WRITTEN INSTRUCTION:
Print, word for word, the opening line of the data below and every line after it through the line that contains "const virgula = v", but not the pictures.

(begin)

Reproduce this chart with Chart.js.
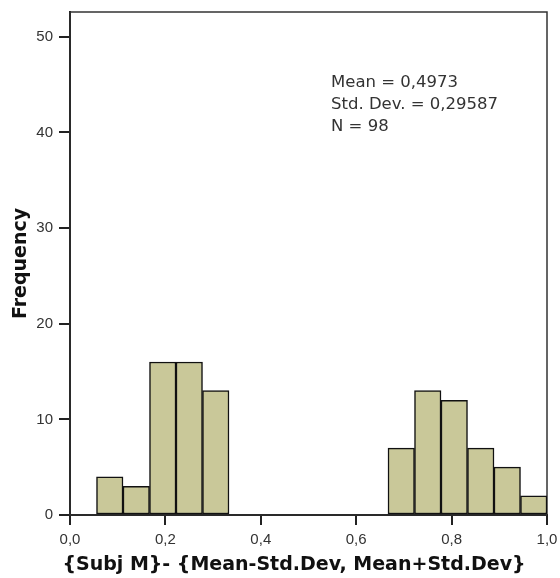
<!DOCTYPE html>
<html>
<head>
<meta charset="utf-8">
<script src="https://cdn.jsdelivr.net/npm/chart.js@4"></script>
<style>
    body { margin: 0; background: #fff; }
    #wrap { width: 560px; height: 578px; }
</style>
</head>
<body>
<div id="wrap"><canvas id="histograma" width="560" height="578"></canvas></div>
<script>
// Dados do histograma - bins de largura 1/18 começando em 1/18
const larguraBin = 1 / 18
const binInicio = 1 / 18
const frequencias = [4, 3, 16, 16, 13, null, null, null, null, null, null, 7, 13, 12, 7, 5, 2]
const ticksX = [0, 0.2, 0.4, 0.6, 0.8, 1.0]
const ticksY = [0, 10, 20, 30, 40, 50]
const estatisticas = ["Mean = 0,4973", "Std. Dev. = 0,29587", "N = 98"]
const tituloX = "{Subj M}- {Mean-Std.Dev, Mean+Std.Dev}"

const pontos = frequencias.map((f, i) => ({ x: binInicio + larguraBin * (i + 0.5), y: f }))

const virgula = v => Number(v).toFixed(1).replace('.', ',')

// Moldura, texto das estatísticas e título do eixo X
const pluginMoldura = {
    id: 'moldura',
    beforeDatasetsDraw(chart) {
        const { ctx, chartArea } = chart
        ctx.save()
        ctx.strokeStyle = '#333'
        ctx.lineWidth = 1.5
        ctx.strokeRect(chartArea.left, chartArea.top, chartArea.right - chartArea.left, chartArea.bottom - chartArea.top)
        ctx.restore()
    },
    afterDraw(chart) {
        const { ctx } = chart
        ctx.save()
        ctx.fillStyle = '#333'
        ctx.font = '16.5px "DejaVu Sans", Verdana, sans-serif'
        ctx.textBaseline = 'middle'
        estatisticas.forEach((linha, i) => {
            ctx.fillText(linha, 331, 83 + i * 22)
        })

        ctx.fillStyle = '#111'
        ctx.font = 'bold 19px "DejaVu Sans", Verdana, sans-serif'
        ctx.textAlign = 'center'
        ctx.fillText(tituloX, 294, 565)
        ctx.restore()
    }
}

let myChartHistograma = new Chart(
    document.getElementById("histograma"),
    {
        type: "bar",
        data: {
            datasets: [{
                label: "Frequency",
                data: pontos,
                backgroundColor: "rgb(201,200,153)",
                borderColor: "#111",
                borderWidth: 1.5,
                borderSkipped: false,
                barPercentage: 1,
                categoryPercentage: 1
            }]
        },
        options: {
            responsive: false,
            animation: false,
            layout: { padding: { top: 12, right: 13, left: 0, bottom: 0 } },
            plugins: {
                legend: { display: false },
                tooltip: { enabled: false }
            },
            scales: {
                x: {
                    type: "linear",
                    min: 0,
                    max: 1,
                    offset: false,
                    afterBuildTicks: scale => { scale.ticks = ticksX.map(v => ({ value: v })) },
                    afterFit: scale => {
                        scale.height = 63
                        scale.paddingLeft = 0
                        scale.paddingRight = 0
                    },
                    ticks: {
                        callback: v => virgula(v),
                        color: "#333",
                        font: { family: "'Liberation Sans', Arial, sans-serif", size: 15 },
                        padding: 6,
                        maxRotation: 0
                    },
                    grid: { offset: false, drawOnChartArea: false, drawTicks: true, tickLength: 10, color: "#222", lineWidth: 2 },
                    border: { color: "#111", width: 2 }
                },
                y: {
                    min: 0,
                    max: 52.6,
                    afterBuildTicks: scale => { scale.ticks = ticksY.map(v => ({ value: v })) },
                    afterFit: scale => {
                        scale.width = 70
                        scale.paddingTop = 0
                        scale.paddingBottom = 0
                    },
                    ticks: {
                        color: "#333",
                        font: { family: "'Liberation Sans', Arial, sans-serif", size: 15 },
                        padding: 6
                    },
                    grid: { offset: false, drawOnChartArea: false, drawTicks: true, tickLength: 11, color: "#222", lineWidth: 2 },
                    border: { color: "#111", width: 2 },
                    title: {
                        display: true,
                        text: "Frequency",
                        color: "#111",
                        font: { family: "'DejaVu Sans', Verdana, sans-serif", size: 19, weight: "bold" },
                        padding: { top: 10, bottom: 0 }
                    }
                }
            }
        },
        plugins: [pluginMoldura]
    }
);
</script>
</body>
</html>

(end)

RESPONSE TO THE EXERCISE:
Reproduce this chart with Chart.js.
<!DOCTYPE html>
<html>
<head>
<meta charset="utf-8">
<script src="https://cdn.jsdelivr.net/npm/chart.js@4"></script>
<style>
    body { margin: 0; background: #fff; }
    #wrap { width: 560px; height: 578px; }
</style>
</head>
<body>
<div id="wrap"><canvas id="histograma" width="560" height="578"></canvas></div>
<script>
// Dados do histograma - bins de largura 1/18 começando em 1/18
const larguraBin = 1 / 18
const binInicio = 1 / 18
const frequencias = [4, 3, 16, 16, 13, null, null, null, null, null, null, 7, 13, 12, 7, 5, 2]
const ticksX = [0, 0.2, 0.4, 0.6, 0.8, 1.0]
const ticksY = [0, 10, 20, 30, 40, 50]
const estatisticas = ["Mean = 0,4973", "Std. Dev. = 0,29587", "N = 98"]
const tituloX = "{Subj M}- {Mean-Std.Dev, Mean+Std.Dev}"

const pontos = frequencias.map((f, i) => ({ x: binInicio + larguraBin * (i + 0.5), y: f }))

const virgula = v => Number(v).toFixed(1).replace('.', ',')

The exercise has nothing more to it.